Doctor Youn, known as @doctoryoun shared on TikTok, shared with his nearly nine million followers about this common phenomenon. The medical professional explained that this is called a hypnic jerk, an involuntary muscle contraction that occurs as you're drifting off to sleep. He reassured viewers that while it can be startling, there's no need for alarm.

In his viral video, viewed over two million times, he elaborates: "This is called a hypnic jerk, which is involuntary muscle contractions when you are falling asleep. One explanation is that when your muscles relax as you are falling asleep, your body interprets it as if you are falling."

This could explain why it often feels like we're falling when this happens. Many people describe the sensation as feeling like they're falling from a great height or tripping over something.

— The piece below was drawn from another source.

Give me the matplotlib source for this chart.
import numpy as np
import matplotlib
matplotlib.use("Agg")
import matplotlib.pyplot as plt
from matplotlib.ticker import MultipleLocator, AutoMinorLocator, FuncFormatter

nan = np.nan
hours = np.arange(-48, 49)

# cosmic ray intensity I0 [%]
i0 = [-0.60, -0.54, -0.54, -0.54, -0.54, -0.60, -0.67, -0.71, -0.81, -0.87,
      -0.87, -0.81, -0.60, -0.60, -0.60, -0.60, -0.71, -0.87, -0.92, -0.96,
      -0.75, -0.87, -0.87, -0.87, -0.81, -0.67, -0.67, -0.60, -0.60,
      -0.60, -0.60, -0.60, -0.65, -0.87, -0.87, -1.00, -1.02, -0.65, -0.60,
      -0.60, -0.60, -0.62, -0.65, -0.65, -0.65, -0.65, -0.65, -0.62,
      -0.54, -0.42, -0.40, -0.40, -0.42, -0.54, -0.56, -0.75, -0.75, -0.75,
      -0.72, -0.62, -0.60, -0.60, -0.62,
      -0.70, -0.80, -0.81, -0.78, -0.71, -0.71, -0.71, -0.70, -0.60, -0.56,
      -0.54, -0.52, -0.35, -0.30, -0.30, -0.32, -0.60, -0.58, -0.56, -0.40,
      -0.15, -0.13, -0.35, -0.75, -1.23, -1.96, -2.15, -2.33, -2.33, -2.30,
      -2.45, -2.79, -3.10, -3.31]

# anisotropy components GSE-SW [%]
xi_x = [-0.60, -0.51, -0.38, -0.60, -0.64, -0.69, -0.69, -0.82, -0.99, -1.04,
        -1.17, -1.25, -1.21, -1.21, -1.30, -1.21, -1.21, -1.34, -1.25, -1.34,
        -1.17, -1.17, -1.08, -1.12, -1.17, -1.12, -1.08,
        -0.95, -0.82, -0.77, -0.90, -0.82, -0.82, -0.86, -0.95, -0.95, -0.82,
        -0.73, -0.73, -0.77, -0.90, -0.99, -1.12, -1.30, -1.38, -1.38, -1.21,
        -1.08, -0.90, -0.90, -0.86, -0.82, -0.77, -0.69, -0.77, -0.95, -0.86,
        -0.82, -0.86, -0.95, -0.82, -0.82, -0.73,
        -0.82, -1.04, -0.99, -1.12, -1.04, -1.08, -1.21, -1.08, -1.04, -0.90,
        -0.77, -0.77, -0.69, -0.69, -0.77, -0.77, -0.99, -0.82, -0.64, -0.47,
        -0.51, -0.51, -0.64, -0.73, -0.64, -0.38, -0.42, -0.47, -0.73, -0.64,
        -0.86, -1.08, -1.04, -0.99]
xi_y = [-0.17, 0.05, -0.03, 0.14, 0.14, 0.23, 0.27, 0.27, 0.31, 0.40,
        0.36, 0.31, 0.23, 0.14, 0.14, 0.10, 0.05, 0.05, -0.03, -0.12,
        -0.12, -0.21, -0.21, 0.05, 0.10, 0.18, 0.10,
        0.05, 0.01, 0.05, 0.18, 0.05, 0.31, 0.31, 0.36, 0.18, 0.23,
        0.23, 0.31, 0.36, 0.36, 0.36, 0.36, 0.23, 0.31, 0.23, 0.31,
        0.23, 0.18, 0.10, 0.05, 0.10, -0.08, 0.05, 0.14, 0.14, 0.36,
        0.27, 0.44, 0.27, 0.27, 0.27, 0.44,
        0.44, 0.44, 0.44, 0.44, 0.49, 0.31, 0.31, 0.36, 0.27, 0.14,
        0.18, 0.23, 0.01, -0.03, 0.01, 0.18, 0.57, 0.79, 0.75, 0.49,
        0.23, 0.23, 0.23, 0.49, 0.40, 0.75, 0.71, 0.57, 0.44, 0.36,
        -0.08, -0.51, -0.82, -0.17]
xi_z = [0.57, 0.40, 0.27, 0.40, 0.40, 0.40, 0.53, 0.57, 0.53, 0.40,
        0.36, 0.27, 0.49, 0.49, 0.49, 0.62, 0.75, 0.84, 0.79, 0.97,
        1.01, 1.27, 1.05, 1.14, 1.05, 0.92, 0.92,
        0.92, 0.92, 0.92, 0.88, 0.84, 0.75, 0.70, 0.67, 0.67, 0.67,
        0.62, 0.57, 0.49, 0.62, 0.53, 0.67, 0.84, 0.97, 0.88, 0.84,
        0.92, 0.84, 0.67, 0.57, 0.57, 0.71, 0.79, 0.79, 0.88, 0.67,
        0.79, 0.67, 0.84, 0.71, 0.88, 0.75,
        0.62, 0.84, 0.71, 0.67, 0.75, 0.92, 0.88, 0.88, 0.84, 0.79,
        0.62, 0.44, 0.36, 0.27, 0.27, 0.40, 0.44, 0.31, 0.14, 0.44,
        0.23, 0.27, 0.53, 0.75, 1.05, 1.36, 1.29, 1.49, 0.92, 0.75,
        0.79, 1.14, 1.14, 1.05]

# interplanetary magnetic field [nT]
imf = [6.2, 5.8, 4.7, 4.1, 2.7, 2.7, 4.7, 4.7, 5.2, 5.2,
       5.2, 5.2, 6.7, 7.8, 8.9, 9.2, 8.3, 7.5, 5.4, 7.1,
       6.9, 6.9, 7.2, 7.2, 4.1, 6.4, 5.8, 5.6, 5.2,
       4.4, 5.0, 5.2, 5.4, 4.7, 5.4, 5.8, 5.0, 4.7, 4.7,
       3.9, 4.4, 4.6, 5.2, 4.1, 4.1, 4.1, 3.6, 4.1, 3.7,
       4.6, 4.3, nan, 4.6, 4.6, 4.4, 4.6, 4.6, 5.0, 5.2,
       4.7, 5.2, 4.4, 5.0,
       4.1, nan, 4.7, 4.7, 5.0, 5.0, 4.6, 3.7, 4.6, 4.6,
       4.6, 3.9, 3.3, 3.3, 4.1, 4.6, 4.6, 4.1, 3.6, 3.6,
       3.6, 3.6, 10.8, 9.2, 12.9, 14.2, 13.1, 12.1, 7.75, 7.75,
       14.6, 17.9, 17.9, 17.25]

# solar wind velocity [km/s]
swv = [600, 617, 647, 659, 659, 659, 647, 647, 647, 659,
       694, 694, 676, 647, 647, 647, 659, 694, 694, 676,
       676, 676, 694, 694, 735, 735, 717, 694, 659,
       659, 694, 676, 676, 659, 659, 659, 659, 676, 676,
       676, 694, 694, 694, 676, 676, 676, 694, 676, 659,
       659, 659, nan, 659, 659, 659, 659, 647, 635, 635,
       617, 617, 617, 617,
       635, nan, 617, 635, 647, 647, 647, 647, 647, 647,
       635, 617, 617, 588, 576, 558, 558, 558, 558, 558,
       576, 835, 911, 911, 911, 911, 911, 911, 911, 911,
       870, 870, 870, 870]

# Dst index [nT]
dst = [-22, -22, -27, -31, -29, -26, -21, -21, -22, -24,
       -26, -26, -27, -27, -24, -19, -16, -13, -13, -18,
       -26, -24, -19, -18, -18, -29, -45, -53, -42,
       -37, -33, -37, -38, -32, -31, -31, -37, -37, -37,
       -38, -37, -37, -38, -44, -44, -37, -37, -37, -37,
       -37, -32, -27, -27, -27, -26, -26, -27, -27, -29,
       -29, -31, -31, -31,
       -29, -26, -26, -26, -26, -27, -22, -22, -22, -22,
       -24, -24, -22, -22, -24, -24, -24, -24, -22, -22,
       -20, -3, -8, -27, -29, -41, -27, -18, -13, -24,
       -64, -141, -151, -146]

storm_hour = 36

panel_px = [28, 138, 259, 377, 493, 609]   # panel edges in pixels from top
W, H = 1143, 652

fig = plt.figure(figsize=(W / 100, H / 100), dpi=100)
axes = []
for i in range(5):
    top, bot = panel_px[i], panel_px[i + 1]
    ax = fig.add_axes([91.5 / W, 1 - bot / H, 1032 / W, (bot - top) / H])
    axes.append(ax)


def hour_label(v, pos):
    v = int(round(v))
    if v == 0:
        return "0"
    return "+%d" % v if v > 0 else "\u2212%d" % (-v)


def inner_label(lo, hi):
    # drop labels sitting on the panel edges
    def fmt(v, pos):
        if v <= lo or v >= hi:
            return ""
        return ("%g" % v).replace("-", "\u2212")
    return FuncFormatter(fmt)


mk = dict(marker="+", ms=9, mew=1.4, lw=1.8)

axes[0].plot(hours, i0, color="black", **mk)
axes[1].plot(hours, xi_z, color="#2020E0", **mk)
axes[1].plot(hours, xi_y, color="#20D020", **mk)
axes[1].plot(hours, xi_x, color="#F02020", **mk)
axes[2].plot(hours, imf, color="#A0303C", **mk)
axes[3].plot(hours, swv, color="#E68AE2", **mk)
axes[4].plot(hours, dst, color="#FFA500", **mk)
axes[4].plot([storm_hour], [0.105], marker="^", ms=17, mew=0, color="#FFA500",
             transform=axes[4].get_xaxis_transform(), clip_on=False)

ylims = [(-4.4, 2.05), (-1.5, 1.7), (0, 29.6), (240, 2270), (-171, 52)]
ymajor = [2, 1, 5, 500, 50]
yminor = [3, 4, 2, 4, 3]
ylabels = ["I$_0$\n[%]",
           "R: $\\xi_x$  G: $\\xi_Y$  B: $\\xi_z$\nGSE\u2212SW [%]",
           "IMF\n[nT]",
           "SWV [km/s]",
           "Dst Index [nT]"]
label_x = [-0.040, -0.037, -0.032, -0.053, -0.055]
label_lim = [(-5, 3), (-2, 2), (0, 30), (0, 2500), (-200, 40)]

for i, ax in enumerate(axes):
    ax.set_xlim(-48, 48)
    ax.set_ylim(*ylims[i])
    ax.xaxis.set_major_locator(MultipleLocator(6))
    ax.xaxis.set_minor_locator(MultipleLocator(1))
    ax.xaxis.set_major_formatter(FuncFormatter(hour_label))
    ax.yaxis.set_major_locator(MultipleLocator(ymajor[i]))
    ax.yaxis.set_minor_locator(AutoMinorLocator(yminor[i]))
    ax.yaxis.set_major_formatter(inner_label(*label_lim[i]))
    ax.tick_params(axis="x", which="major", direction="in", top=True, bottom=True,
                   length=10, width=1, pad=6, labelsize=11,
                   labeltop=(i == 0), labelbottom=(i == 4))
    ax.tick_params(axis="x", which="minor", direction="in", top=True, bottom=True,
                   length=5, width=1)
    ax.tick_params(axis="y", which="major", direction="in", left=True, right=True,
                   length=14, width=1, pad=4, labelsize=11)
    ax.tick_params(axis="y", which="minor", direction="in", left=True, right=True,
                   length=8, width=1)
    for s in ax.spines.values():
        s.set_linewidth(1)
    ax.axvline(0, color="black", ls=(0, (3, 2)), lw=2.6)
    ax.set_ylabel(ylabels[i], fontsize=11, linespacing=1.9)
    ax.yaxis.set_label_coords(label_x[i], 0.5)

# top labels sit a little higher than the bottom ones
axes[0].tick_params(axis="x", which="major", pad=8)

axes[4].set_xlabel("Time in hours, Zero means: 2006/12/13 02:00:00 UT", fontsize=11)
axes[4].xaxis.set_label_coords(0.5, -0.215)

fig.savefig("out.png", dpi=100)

He further advised: "One way to prevent it is to avoid caffeine or exercising several hours before you go to bed. According to sleepfoundation.org: "Hypnic is short for hypnagogic, a term that describes the transition from wakefulness to sleep, which is when these jerks occur."

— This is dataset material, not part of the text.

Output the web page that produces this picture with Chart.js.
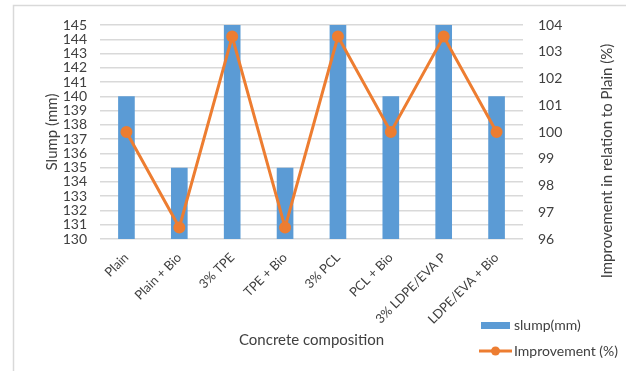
<!DOCTYPE html>
<html>
<head>
<meta charset="utf-8">
<script src="https://cdn.jsdelivr.net/npm/chart.js@4"></script>
<style>
  html, body { margin: 0; padding: 0; background: #fff; }
  #wrap { width: 626px; height: 371px; position: relative; }
</style>
</head>
<body>
<div id="wrap"><canvas id="c" width="626" height="371"></canvas></div>
<script>
// Concrete mixes and their measured results
const categories = ['Plain', 'Plain + Bio', '3% TPE', 'TPE + Bio', '3% PCL', 'PCL + Bio', '3% LDPE/EVA P', 'LDPE/EVA + Bio'];
const slumpMm = [140, 135, 145, 135, 145, 140, 145, 140];
const improvementPct = [100, 96.43, 103.57, 96.43, 103.57, 100, 103.57, 100];
const slumpTicks = [130, 145, 1];        // min, max, step
const improvementTicks = [96, 104, 1];   // min, max, step

const FONT = 'Lato, "Open Sans", sans-serif';
const TEXT = '#404040';
const BLUE = '#5B9BD5';
const ORANGE = '#ED7D31';

// Frame, axis titles and the legend box drawn around the plot
const decorations = {
  id: 'decorations',
  beforeDraw(chart) {
    const ctx = chart.ctx;
    ctx.save();
    ctx.fillStyle = '#fff';
    ctx.fillRect(0, 0, chart.width, chart.height);
    ctx.strokeStyle = '#D9D9D9';
    ctx.lineWidth = 1.5;
    ctx.beginPath();
    ctx.moveTo(13.5, chart.height);
    ctx.lineTo(13.5, 5.5);
    ctx.lineTo(chart.width, 5.5);
    ctx.stroke();
    ctx.restore();
  },
  afterDraw(chart) {
    const ctx = chart.ctx;
    const area = chart.chartArea;
    ctx.save();
    ctx.fillStyle = TEXT;
    ctx.font = '15px ' + FONT;
    ctx.textAlign = 'center';
    ctx.textBaseline = 'middle';
    // x title
    ctx.fillText('Concrete composition', (area.left + area.right) / 2, 340);
    // left title
    ctx.save();
    ctx.translate(52, (area.top + area.bottom) / 2);
    ctx.rotate(-Math.PI / 2);
    ctx.fillText('Slump (mm)', 0, 0);
    ctx.restore();
    // right title
    ctx.save();
    ctx.translate(607, 161);
    ctx.rotate(-Math.PI / 2);
    ctx.fillText('Improvement in relation to Plain (%)', 0, 0);
    ctx.restore();

    // legend
    ctx.font = '14px ' + FONT;
    ctx.textAlign = 'left';
    const ds = chart.data.datasets;
    ctx.fillStyle = ds[0].backgroundColor;
    ctx.fillRect(481, 322, 29, 7);
    ctx.fillStyle = TEXT;
    ctx.fillText(ds[0].label, 514, 325.5);
    ctx.strokeStyle = ds[1].borderColor;
    ctx.lineWidth = 3;
    ctx.beginPath();
    ctx.moveTo(479, 351);
    ctx.lineTo(512, 351);
    ctx.stroke();
    ctx.fillStyle = ds[1].borderColor;
    ctx.beginPath();
    ctx.arc(495.5, 351, 4.5, 0, Math.PI * 2);
    ctx.fill();
    ctx.fillStyle = TEXT;
    ctx.fillText(ds[1].label, 514, 351.5);
    ctx.restore();
  }
};

new Chart(document.getElementById('c'), {
  data: {
    labels: categories,
    datasets: [
      {
        type: 'bar',
        label: 'slump(mm)',
        data: slumpMm,
        yAxisID: 'y',
        backgroundColor: BLUE,
        barPercentage: 0.315,
        categoryPercentage: 1,
        order: 2
      },
      {
        type: 'line',
        label: 'Improvement (%)',
        data: improvementPct,
        yAxisID: 'y1',
        borderColor: ORANGE,
        backgroundColor: ORANGE,
        borderWidth: 3,
        pointRadius: 4.5,
        pointBackgroundColor: ORANGE,
        pointBorderColor: ORANGE,
        tension: 0,
        order: 1
      }
    ]
  },
  options: {
    responsive: false,
    animation: false,
    devicePixelRatio: 1,
    layout: { padding: { top: 25, left: 0, right: 0, bottom: 0 } },
    plugins: { legend: { display: false }, tooltip: { enabled: false } },
    scales: {
      x: {
        grid: { display: false },
        border: { display: false },
        ticks: {
          color: TEXT,
          font: { family: FONT, size: 12.8 },
          minRotation: 45,
          maxRotation: 45,
          padding: 3,
          autoSkip: false
        },
        afterFit(scale) { scale.height = 132; }
      },
      y: {
        position: 'left',
        min: slumpTicks[0],
        max: slumpTicks[1],
        border: { display: false },
        grid: { color: '#D9D9D9', lineWidth: 1.5, drawTicks: false },
        ticks: {
          stepSize: slumpTicks[2],
          autoSkip: false,
          color: TEXT,
          font: { family: FONT, size: 14 },
          padding: 13
        },
        afterFit(scale) { scale.width = 100; }
      },
      y1: {
        position: 'right',
        min: improvementTicks[0],
        max: improvementTicks[1],
        border: { display: false },
        grid: { display: false, drawTicks: false },
        ticks: {
          stepSize: improvementTicks[2],
          autoSkip: false,
          color: TEXT,
          font: { family: FONT, size: 14 },
          padding: 15
        },
        afterFit(scale) { scale.width = 103; }
      }
    }
  },
  plugins: [decorations]
});
</script>
</body>
</html>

These common sleep contractions typically only affect one side of the body, such as your left arm and left leg. Backing up what the expert says, the foundation also says that excess caffeine and too much exercise can contribute to this feeling. It also explained that a lack of sleep, as well as stress and anxiety, could all contribute towards it too.

It added: "Hypnic jerks can feel different at various times. They can be strong enough to jolt a person awake and disrupt the process of falling asleep. Other times, they may be so mild that the affected person does not notice them at all - although their sleep partner might."

"Hypnic jerks occur at any age, but are more common among adults. In part, this may be due to the fact that some of their potential causes, such as caffeine consumption and elevated stress levels, are also more common in adulthood."

Should I be concerned about hypnic jerk?

Whilst hypnic jerks can be startling, they are not dangerous with sleepfoundation.org reporting that up to 70 percent of people experience hypnic jerks. It added: "Hypnic jerks can be annoying and disrupt the sleep of you or your partner, but that is typically the extent of their negative effects. While it is possible that a particularly violent jerk could lead to a minor injury, this is not common."

Should I see my GP?

Hypnic jerks differ from other movements that may occur while awake or asleep. They take place during the transition from wakefulness to sleep, occur rapidly, and are typically deemed harmless.

If hypnic jerks are your sole experience, a doctor's visit is likely unnecessary. The foundation cautions that certain symptoms resembling hypnic jerks might necessitate a medical consultation. If you're experiencing frequent muscle spasms throughout the day that extend to other areas of the body, this could be a sign of a different type of myoclonus, not just the common hypnic jerks.

It states: "These types of myoclonus can be indicators of other medical conditions. If you experience other types of jerking movements during sleep beyond hypnic jerks as you fall asleep, they could be symptoms of periodic limb movement disorder. If you are concerned your muscle jerks are a symptom of another issue, speak to your doctor."